Here, the undisputed facts establish that Defendant relied on both the Misbehavior Report and the testimony of the disciplinary hearing witnesses in determining that Plaintiff had, in fact, engaged in the June 26, 2005 work stoppage at Five Points' mess hall. See Misbehavior Report (describing how, following work stoppage incident, the inmates involved in the work stoppage were identified and processed, including Plaintiff, who was brought into the hallway and identified as one of the "instigators," and overheard by Conger as stating "[i]f you want me to tell them to return to work, I will, and they will go back to work." Misbehavior Report at 2. This is consistent with Plaintiff's own statements during the disciplinary hearing that there was a work stoppage, following which the inmates, including Plaintiff, wanted to return to work, but that Conger prevented the inmates from returning to work. Hearing Tr. at 11. Under these circumstances, it was reasonable for Defendant to determine that, notwithstanding Conger's testimony, Plaintiff had engaged in the work stoppage and refused Sgt. Whaley's order, whether as an instigator as charged in Sgt. Whaley's misbehavior report, or as a mere participant, consistent with Plaintiff's own disciplinary hearing testimony, was based on "some evidence" and, as such, did not violate Plaintiff's constitutional right to due process.

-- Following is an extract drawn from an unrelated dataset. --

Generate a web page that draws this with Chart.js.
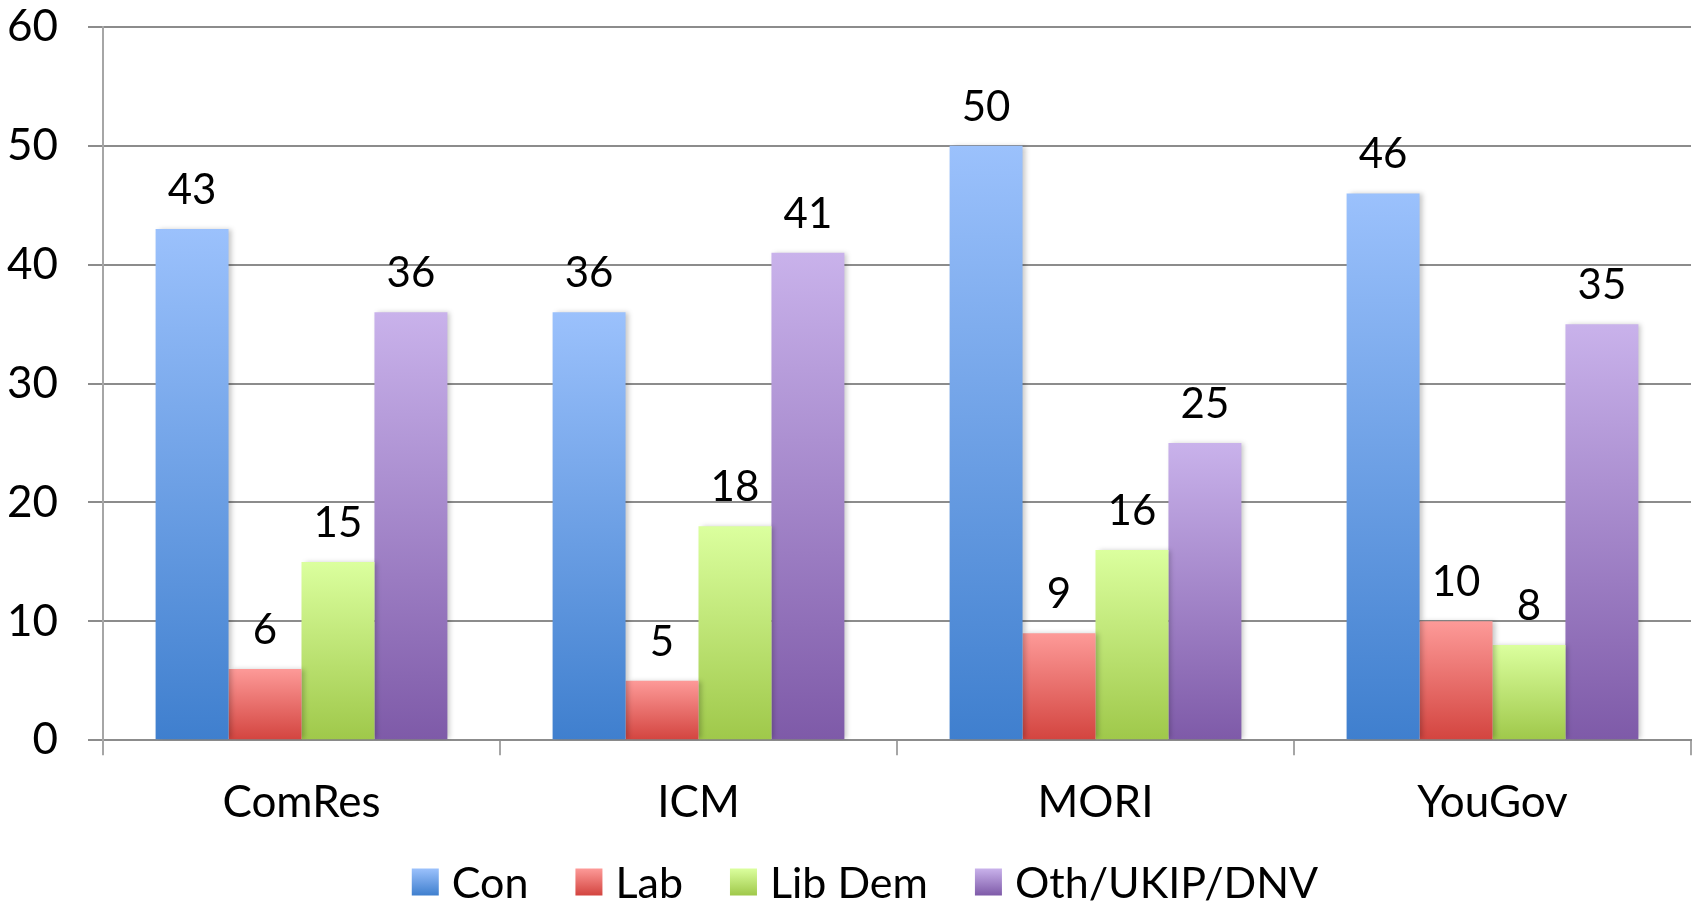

It is also significant that federal due process for prisoners does not require that an inmate disciplinary hearing be recorded. See Dixon v. Goord, 224 F.Supp.2d 739, 744 (S.D.N.Y. 2002) (alleged defect in taping of disciplinary hearing does not rise to a constitutional violation). Rather, the minimum requirements of due process for an inmate disciplinary hearing as set forth by the Supreme Court, include only that (1) advance written notice of the charges be provided to the inmate; (2) the fact finder prepare a written statement describing the evidence relied upon and the reasons for the hearing determination; and (3) the inmate be permitted to call witnesses and present documentary evidence at the proceedings. Wolff v. McDonnell, 418 U.S. 539, 563-67 (1974). In this case, the record establishes, and Plaintiff does not dispute, that each of these requirements have been met. Nor does Plaintiff contest that he refused to comply with Sgt. Whaley's order to cease the work stoppage and return to work, a separate violation sufficient to support Defendant's determination against Plaintiff, not dependent on Conger's testimony arguably consistent with Plaintiff's 'defense' that he did not instigate the work stoppage.

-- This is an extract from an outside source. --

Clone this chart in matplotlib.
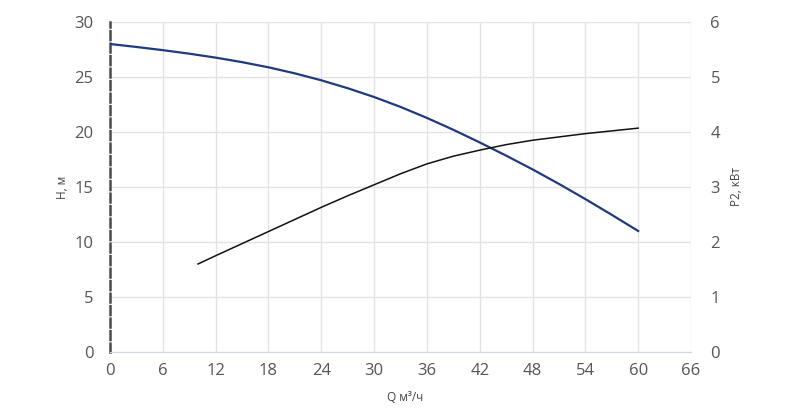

Nor does Plaintiff present anything in support of his assertion that Querns was, as a hearing officer, biased other than conclusory statements which, absent any evidentiary support, are insufficient to avoid summary judgment. Nicholas v. Miller, 189 F.3d 191, 194 (2d Cir. 1999) (observing that inmate's conclusory assertions in affidavit generally insufficient to avoid summary judgment). The record thus establishes that Defendant is qualifiedly immune from liability on both Causes of Action.*fn5


Based on the foregoing, Defendant's motion for summary judgment (Doc. No. 16) is GRANTED; the Clerk of the Court is directed to close the file.


Any appeal of this Decision and Order must be taken to by filing a notice of appeal within 30 days of the filing of this Decision and Order pursuant to Fed. R. App. P. 4(a)(1) & (c).